**Exercise aim**
Exact reproduction of the data is required, with images excluded.

◆ ◆ ◆ ◆ ◆ ◆ ◆

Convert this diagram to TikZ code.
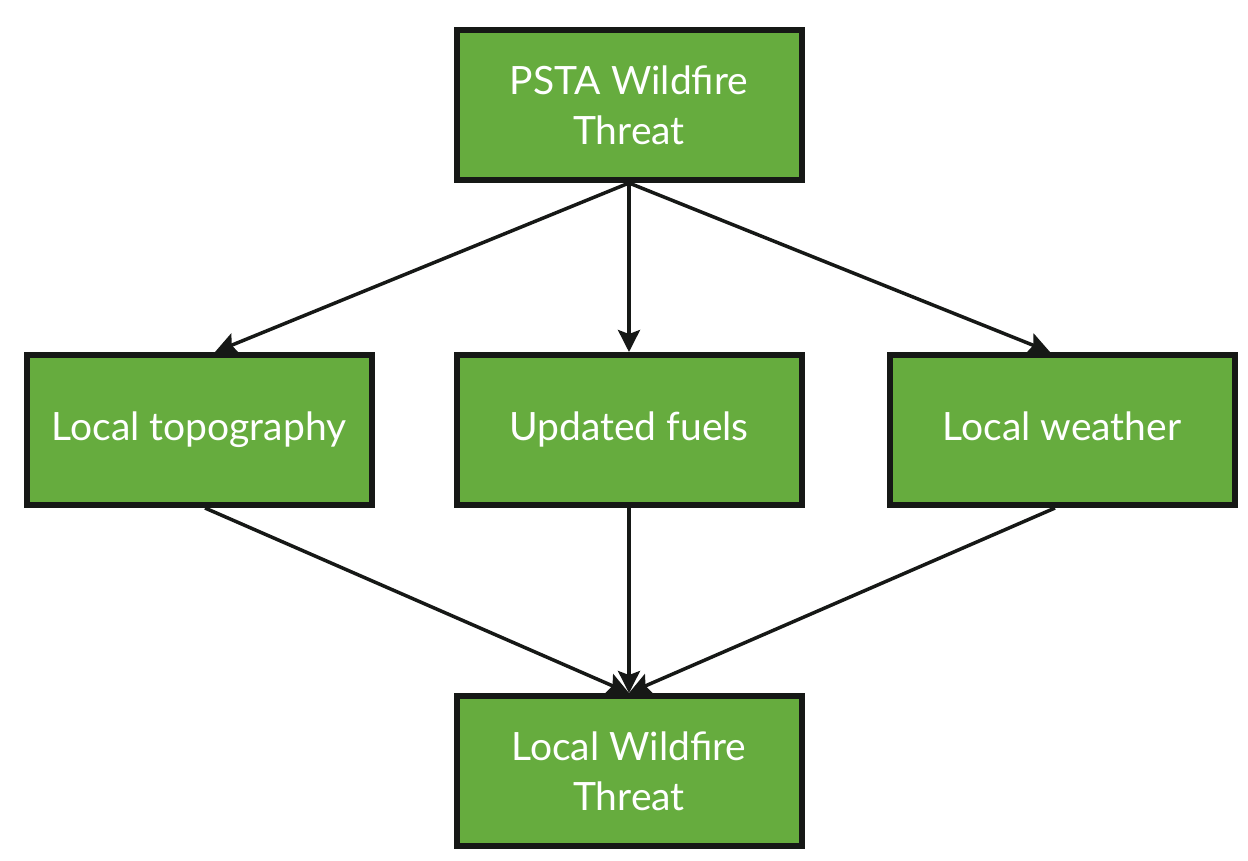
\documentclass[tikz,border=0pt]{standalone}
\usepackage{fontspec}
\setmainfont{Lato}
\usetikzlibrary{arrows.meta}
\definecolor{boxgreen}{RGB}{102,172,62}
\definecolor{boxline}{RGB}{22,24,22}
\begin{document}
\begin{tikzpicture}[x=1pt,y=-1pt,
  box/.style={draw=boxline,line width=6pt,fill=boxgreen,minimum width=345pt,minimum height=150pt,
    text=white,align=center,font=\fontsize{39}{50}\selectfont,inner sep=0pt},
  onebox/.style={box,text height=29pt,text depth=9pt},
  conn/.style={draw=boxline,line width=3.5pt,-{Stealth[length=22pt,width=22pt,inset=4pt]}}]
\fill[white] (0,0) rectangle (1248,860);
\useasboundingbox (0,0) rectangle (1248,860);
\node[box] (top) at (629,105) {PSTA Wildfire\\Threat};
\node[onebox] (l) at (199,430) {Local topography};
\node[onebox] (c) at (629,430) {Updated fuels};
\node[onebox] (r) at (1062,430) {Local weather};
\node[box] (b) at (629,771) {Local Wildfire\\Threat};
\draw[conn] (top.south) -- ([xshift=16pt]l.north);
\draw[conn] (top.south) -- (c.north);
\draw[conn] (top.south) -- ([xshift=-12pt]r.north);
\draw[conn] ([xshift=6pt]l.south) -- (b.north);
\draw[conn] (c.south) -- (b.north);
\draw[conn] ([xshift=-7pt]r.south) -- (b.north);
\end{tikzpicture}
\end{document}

◆ ◆ ◆ ◆ ◆ ◆ ◆

**Task solution**
Convert this diagram to TikZ code.
\documentclass[tikz,border=0pt]{standalone}
\usepackage{fontspec}
\setmainfont{Lato}
\usetikzlibrary{arrows.meta}
\definecolor{boxgreen}{RGB}{102,172,62}
\definecolor{boxline}{RGB}{22,24,22}
\begin{document}
\begin{tikzpicture}[x=1pt,y=-1pt,
  box/.style={draw=boxline,line width=6pt,fill=boxgreen,minimum width=345pt,minimum height=150pt,
    text=white,align=center,font=\fontsize{39}{50}\selectfont,inner sep=0pt},
  onebox/.style={box,text height=29pt,text depth=9pt},
  conn/.style={draw=boxline,line width=3.5pt,-{Stealth[length=22pt,width=22pt,inset=4pt]}}]
\fill[white] (0,0) rectangle (1248,860);
\useasboundingbox (0,0) rectangle (1248,860);
\node[box] (top) at (629,105) {PSTA Wildfire\\Threat};
\node[onebox] (l) at (199,430) {Local topography};
\node[onebox] (c) at (629,430) {Updated fuels};
\node[onebox] (r) at (1062,430) {Local weather};
\node[box] (b) at (629,771) {Local Wildfire\\Threat};
\draw[conn] (top.south) -- ([xshift=16pt]l.north);
\draw[conn] (top.south) -- (c.north);
\draw[conn] (top.south) -- ([xshift=-12pt]r.north);
\draw[conn] ([xshift=6pt]l.south) -- (b.north);
\draw[conn] (c.south) -- (b.north);
\draw[conn] ([xshift=-7pt]r.south) -- (b.north);
\end{tikzpicture}
\end{document}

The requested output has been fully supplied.